=== INSTRUCTIONS TO FOLLOW ===
Give again, exactly as written, the lines of the records below from the line with "Rebuild this chart" to the line with "return 1 - y". Both end lines count; pictures do not.

=== RECORD EXCERPTS ===

———

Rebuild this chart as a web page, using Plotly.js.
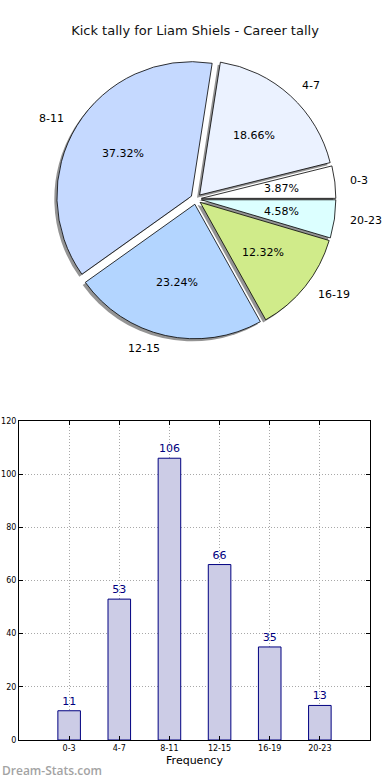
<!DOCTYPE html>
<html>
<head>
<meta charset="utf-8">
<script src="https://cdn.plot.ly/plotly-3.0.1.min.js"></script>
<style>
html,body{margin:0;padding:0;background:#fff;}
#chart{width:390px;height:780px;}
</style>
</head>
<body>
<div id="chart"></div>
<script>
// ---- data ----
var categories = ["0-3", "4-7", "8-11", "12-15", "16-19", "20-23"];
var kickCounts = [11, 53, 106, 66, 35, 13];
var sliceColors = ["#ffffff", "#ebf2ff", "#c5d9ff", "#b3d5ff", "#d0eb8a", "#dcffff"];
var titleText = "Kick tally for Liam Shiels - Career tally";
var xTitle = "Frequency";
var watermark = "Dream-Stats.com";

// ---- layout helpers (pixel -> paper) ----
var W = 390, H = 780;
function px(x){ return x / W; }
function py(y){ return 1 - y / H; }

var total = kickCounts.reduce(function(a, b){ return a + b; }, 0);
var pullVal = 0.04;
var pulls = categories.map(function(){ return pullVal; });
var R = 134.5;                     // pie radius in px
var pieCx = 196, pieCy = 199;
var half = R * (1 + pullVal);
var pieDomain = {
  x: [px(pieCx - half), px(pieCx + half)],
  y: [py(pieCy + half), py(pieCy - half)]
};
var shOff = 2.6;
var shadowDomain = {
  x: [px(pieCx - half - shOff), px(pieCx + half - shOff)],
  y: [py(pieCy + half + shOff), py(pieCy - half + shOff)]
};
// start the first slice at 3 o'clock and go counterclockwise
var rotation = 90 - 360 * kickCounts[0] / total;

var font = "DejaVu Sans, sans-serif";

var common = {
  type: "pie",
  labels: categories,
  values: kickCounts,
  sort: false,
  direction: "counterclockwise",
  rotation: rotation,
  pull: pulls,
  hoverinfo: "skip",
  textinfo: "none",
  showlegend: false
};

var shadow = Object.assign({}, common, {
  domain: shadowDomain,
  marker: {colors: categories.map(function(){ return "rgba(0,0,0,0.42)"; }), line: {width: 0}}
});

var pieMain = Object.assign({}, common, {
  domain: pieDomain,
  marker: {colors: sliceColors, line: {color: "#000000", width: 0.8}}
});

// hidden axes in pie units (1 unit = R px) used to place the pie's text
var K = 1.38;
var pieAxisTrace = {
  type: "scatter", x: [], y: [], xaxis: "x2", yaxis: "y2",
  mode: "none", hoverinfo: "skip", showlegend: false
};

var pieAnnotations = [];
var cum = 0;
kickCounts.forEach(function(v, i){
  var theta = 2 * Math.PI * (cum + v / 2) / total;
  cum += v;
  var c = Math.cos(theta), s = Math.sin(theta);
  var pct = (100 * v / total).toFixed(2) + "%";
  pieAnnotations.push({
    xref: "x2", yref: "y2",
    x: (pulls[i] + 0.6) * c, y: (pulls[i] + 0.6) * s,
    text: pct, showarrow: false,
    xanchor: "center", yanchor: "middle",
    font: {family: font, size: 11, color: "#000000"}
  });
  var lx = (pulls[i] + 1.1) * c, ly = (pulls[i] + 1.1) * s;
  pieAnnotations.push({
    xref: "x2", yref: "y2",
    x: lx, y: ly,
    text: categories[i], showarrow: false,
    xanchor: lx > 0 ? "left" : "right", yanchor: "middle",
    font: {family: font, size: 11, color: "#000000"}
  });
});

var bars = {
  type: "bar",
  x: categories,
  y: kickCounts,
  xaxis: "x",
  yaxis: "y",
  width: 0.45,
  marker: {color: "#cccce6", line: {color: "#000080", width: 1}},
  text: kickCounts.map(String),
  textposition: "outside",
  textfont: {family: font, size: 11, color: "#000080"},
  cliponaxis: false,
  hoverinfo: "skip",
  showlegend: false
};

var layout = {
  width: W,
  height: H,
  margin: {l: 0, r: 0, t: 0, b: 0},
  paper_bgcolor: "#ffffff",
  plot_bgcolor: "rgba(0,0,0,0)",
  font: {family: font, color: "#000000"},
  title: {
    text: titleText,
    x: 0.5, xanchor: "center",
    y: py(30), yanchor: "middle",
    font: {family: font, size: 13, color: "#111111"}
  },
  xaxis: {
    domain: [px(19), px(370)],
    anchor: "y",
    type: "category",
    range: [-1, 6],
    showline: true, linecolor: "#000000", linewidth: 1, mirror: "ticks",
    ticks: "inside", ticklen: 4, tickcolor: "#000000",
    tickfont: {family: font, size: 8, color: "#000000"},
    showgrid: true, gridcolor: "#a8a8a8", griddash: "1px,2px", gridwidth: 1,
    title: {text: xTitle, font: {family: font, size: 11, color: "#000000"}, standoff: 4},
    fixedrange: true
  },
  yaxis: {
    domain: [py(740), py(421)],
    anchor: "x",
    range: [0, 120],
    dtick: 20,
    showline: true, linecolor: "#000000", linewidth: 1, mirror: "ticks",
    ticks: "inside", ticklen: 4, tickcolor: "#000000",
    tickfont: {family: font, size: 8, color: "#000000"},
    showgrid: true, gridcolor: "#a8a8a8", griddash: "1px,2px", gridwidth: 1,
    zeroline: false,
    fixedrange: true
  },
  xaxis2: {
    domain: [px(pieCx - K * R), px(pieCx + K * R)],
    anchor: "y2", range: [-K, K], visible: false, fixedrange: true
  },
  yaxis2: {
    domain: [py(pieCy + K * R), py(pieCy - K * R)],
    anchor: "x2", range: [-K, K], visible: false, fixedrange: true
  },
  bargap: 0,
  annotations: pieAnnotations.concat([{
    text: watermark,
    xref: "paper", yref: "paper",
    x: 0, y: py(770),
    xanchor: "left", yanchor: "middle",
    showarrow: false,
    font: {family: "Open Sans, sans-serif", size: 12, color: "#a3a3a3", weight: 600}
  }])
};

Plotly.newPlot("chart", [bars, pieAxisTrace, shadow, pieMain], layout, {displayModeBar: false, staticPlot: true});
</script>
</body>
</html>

———

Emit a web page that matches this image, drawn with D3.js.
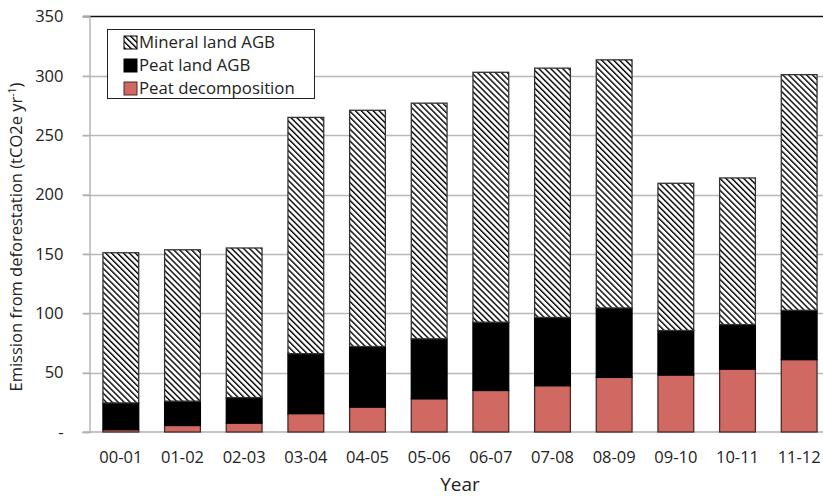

———

=== SOLUTION FOR THIS EXERCISE ===
Rebuild this chart as a web page, using Plotly.js.
<!DOCTYPE html>
<html>
<head>
<meta charset="utf-8">
<script src="https://cdn.plot.ly/plotly-3.0.1.min.js"></script>
<style>
html,body{margin:0;padding:0;background:#fff;}
#chart{width:390px;height:780px;}
</style>
</head>
<body>
<div id="chart"></div>
<script>
// ---- data ----
var categories = ["0-3", "4-7", "8-11", "12-15", "16-19", "20-23"];
var kickCounts = [11, 53, 106, 66, 35, 13];
var sliceColors = ["#ffffff", "#ebf2ff", "#c5d9ff", "#b3d5ff", "#d0eb8a", "#dcffff"];
var titleText = "Kick tally for Liam Shiels - Career tally";
var xTitle = "Frequency";
var watermark = "Dream-Stats.com";

// ---- layout helpers (pixel -> paper) ----
var W = 390, H = 780;
function px(x){ return x / W; }
function py(y){ return 1 - y / H; }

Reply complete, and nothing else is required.